Nungatta: Items We Were Left With When The World Did Not End
Nungatta South is a community established on an old cattle station in Southern New South Wales in 1972. My parents and their friends thought the “world might end” and created a utopia that would survive the breakdown of society. I was one of the first children to live there, and the place remains deeply important to me. Reading about the self-sufficient Tasmanian Deny King, I was struck by the similarity to my memories of Nungatta: there is no pressure, yet things are done. Ingenuity is demanded to perform tasks that would be simple in the city. Values are different here. Jobs must be done to ensure survival. Self-sufficiency means doing all things.
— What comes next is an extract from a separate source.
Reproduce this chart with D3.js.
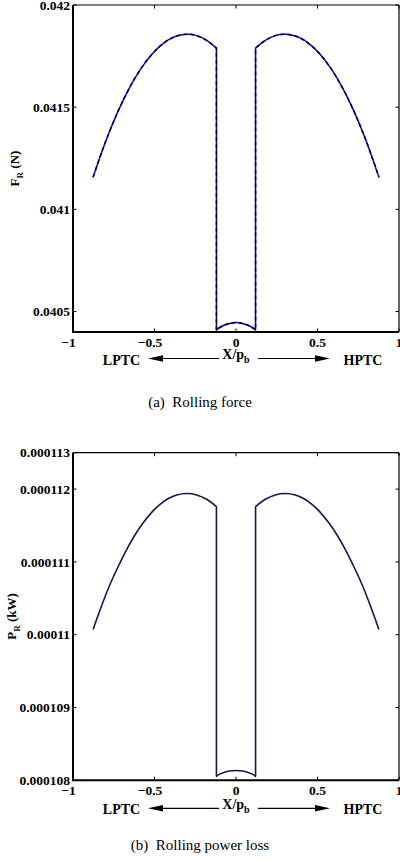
<!DOCTYPE html>
<html>
<head>
<meta charset="utf-8">
<script src="https://cdn.jsdelivr.net/npm/d3@7"></script>
<style>
  html, body { margin: 0; padding: 0; background: #fff; }
  svg { display: block; }
</style>
</head>
<body>
<svg id="fig" width="400" height="861"></svg>
<script>
// ---- data ----
const xTicks = [-1, -0.5, 0, 0.5, 1];
const xTickLabels = ["\u22121", "\u22120.5", "0", "0.5", "1"];

const forceTicks = [0.0405, 0.041, 0.0415, 0.042];
const forceTickLabels = ["0.0405", "0.041", "0.0415", "0.042"];
const powerTicks = [0.000108, 0.000109, 0.00011, 0.000111, 0.000112, 0.0001125];
const powerTickLabels = ["0.000108", "0.000109", "0.00011", "0.000111", "0.000112", "0.000113"];

// ball position X/p_b along the race: low-pressure side, contact gap, high-pressure side
const positionLeft  = [-0.877, -0.824, -0.773, -0.722, -0.671, -0.620, -0.568, -0.517, -0.466, -0.415, -0.364, -0.302, -0.241, -0.180, -0.12];
const positionGap   = [-0.12, -0.10, -0.07, -0.04, 0, 0.04, 0.07, 0.10, 0.12];
const positionRight = [0.12, 0.180, 0.241, 0.302, 0.364, 0.415, 0.466, 0.517, 0.568, 0.620, 0.671, 0.722, 0.773, 0.824, 0.877];

// rolling force F_R (N)
const forceLeft  = [0.041157, 0.041280, 0.041387, 0.041483, 0.041568, 0.041642, 0.041706, 0.041758, 0.041799, 0.041829, 0.041848, 0.041857, 0.041850, 0.041827, 0.041789];
const forceGap   = [0.040410, 0.040422, 0.040434, 0.040442, 0.040446, 0.040442, 0.040434, 0.040422, 0.040410];
const forceRight = [0.041789, 0.041827, 0.041850, 0.041857, 0.041848, 0.041829, 0.041799, 0.041758, 0.041706, 0.041642, 0.041568, 0.041483, 0.041387, 0.041280, 0.041157];

// rolling power loss P_R (kW)
const powerLeft  = [0.00011007, 0.00011040, 0.00011069, 0.00011094, 0.00011117, 0.00011137, 0.00011154, 0.00011168, 0.00011179, 0.00011187, 0.00011192, 0.00011194, 0.00011192, 0.00011186, 0.00011176];
const powerGap   = [0.000108055, 0.000108085, 0.000108112, 0.000108128, 0.000108135, 0.000108128, 0.000108112, 0.000108085, 0.000108055];
const powerRight = [0.00011176, 0.00011186, 0.00011192, 0.00011194, 0.00011192, 0.00011187, 0.00011179, 0.00011168, 0.00011154, 0.00011137, 0.00011117, 0.00011094, 0.00011069, 0.00011040, 0.00011007];

// ---- drawing ----
const SERIF = "'Liberation Serif', Tinos, 'Times New Roman', Times, 'DejaVu Serif', serif";
const svg = d3.select("#fig");
svg.append("rect").attr("width", 400).attr("height", 861).attr("fill", "#fff");

const plotLeft = 73, plotRight = 399;
const tickFont = "13.5px";

function zip(xs, ys) { return xs.map((x, i) => [x, ys[i]]); }

function label(g) {
  return g.append("text").attr("font-family", SERIF).style("font-family", SERIF);
}

function drawPanel(cfg) {
  const g = svg.append("g");
  const x = d3.scaleLinear().domain([-1, 1]).range([plotLeft, plotRight]);
  const y = d3.scaleLinear().domain(cfg.yDomain).range([cfg.bottom, cfg.top]);

  // data path: left branch, drop into contact gap, gap arc, rise, right branch
  const line = d3.line().x(d => x(d[0])).y(d => y(d[1])).curve(d3.curveNatural);
  const parts = [zip(positionLeft, cfg.left), zip(positionGap, cfg.gap), zip(positionRight, cfg.right)];
  const dStr = parts.map((p, i) => {
    const s = line(p);
    return i === 0 ? s : "L" + s.slice(1);
  }).join("");

  cfg.strokes.forEach(st => {
    g.append("path")
      .attr("d", dStr)
      .attr("fill", "none")
      .attr("stroke", st.color)
      .attr("stroke-width", st.width)
      .attr("stroke-dasharray", st.dash || null)
      .attr("stroke-linejoin", "round");
  });

  // frame
  g.append("line").attr("x1", plotLeft).attr("x2", plotRight).attr("y1", cfg.top).attr("y2", cfg.top)
    .attr("stroke", "#000").attr("stroke-width", 1.2);
  g.append("line").attr("x1", plotRight).attr("x2", plotRight).attr("y1", cfg.top).attr("y2", cfg.bottom)
    .attr("stroke", "#000").attr("stroke-width", 1.2);
  g.append("line").attr("x1", plotLeft - 1).attr("x2", plotRight).attr("y1", cfg.bottom).attr("y2", cfg.bottom)
    .attr("stroke", "#000").attr("stroke-width", 2);
  g.append("line").attr("x1", plotLeft).attr("x2", plotLeft).attr("y1", cfg.top).attr("y2", cfg.bottom)
    .attr("stroke", "#000").attr("stroke-width", 2);

  // inward ticks on all four sides
  const tl = 3.5;
  xTicks.forEach(v => {
    g.append("line").attr("x1", x(v)).attr("x2", x(v)).attr("y1", cfg.bottom).attr("y2", cfg.bottom - tl)
      .attr("stroke", "#000").attr("stroke-width", 1);
    g.append("line").attr("x1", x(v)).attr("x2", x(v)).attr("y1", cfg.top).attr("y2", cfg.top + tl)
      .attr("stroke", "#000").attr("stroke-width", 1);
  });
  cfg.yTicks.forEach(v => {
    g.append("line").attr("x1", plotLeft).attr("x2", plotLeft + tl).attr("y1", y(v)).attr("y2", y(v))
      .attr("stroke", "#000").attr("stroke-width", 1);
    g.append("line").attr("x1", plotRight).attr("x2", plotRight - tl).attr("y1", y(v)).attr("y2", y(v))
      .attr("stroke", "#000").attr("stroke-width", 1);
  });

  // tick labels
  xTicks.forEach((v, i) => {
    label(g)
      .attr("x", x(v) + (v < 0 ? -4.5 : 0))
      .attr("y", cfg.bottom + 14.5)
      .attr("text-anchor", "middle")
      .attr("font-size", tickFont).attr("font-weight", "bold")
      .text(xTickLabels[i]);
  });
  cfg.yTicks.forEach((v, i) => {
    label(g)
      .attr("x", plotLeft - 3)
      .attr("y", y(v))
      .attr("dy", "0.35em")
      .attr("text-anchor", "end")
      .attr("font-size", tickFont).attr("font-weight", "bold")
      .text(cfg.yTickLabels[i]);
  });

  // y-axis title
  const cy = (cfg.top + cfg.bottom) / 2;
  const yt = label(g)
    .attr("transform", `translate(${cfg.yLabelX},${cy}) rotate(-90)`)
    .attr("text-anchor", "middle")
    .attr("font-size", "13px").attr("font-weight", "bold");
  yt.append("tspan").text(cfg.yLabel[0]);
  yt.append("tspan").attr("font-size", "9px").attr("dy", 4).text(cfg.yLabel[1]);
  yt.append("tspan").attr("dy", -4).text("\u00a0" + cfg.yLabel[2]);

  // x-axis title with direction arrows
  const ay = cfg.bottom + cfg.arrowOffset;
  const xt = label(g)
    .attr("x", 236).attr("y", ay + 0.5)
    .attr("text-anchor", "middle")
    .attr("font-size", "14px").attr("font-weight", "bold");
  xt.append("tspan").text("X/p");
  xt.append("tspan").attr("font-size", "10px").attr("dy", 4).text("b");

  label(g).attr("x", 121.5).attr("y", ay + 6).attr("text-anchor", "middle")
    .attr("font-size", "14px").attr("font-weight", "bold").text("LPTC");
  label(g).attr("x", 363).attr("y", ay + 6).attr("text-anchor", "middle")
    .attr("font-size", "14px").attr("font-weight", "bold").text("HPTC");

  // left arrow
  g.append("line").attr("x1", 219).attr("x2", 160).attr("y1", ay).attr("y2", ay)
    .attr("stroke", "#000").attr("stroke-width", 1.2);
  g.append("path").attr("d", `M148,${ay} L163,${ay - 3.2} L163,${ay + 3.2} Z`).attr("fill", "#000");
  // right arrow
  g.append("line").attr("x1", 258).attr("x2", 318).attr("y1", ay).attr("y2", ay)
    .attr("stroke", "#000").attr("stroke-width", 1.2);
  g.append("path").attr("d", `M330,${ay} L315,${ay - 3.2} L315,${ay + 3.2} Z`).attr("fill", "#000");

  // caption
  label(g)
    .attr("x", 200).attr("y", cfg.captionY)
    .attr("text-anchor", "middle")
    .attr("font-size", "15px")
    .attr("xml:space", "preserve")
    .style("white-space", "pre")
    .text(cfg.caption);
}

drawPanel({
  top: 5, bottom: 332,
  yDomain: [0.0404, 0.042],
  yTicks: forceTicks, yTickLabels: forceTickLabels,
  left: forceLeft, gap: forceGap, right: forceRight,
  strokes: [
    { color: "#0000ff", width: 1.5 },
    { color: "#000000", width: 1.5, dash: "4,3" }
  ],
  yLabel: ["F", "R", "(N)"], yLabelX: 19,
  arrowOffset: 26.5,
  caption: "(a)  Rolling force", captionY: 407
});

drawPanel({
  top: 452.7, bottom: 780.3,
  yDomain: [0.000108, 0.0001125],
  yTicks: powerTicks, yTickLabels: powerTickLabels,
  left: powerLeft, gap: powerGap, right: powerRight,
  strokes: [
    { color: "#16164f", width: 1.6 }
  ],
  yLabel: ["P", "R", "(kW)"], yLabelX: 15.5,
  arrowOffset: 28,
  caption: "(b)  Rolling power loss", captionY: 850
});
</script>
</body>
</html>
Through still life I am working to capture these memories and the ethos of the community through the symbolism of objects. The tableaus I document—plastic Tupperware, skulls, cardboard boxes, chux wipes, broken crockery—emerge naturally from Nungatta’s sheds and houses. They echo a life of self-sufficiency, creativity, frugality, and the abandonment of cultural norms. Household items are re-purposed, curated, and cared for. They speak to an ethos of thrift, utility, and bohemian homeliness that has evolved at Nungatta over 40 years. Things are changing as members pass on, and while Nungatta remains vibrant, I wonder what will happen to it as the world does not end.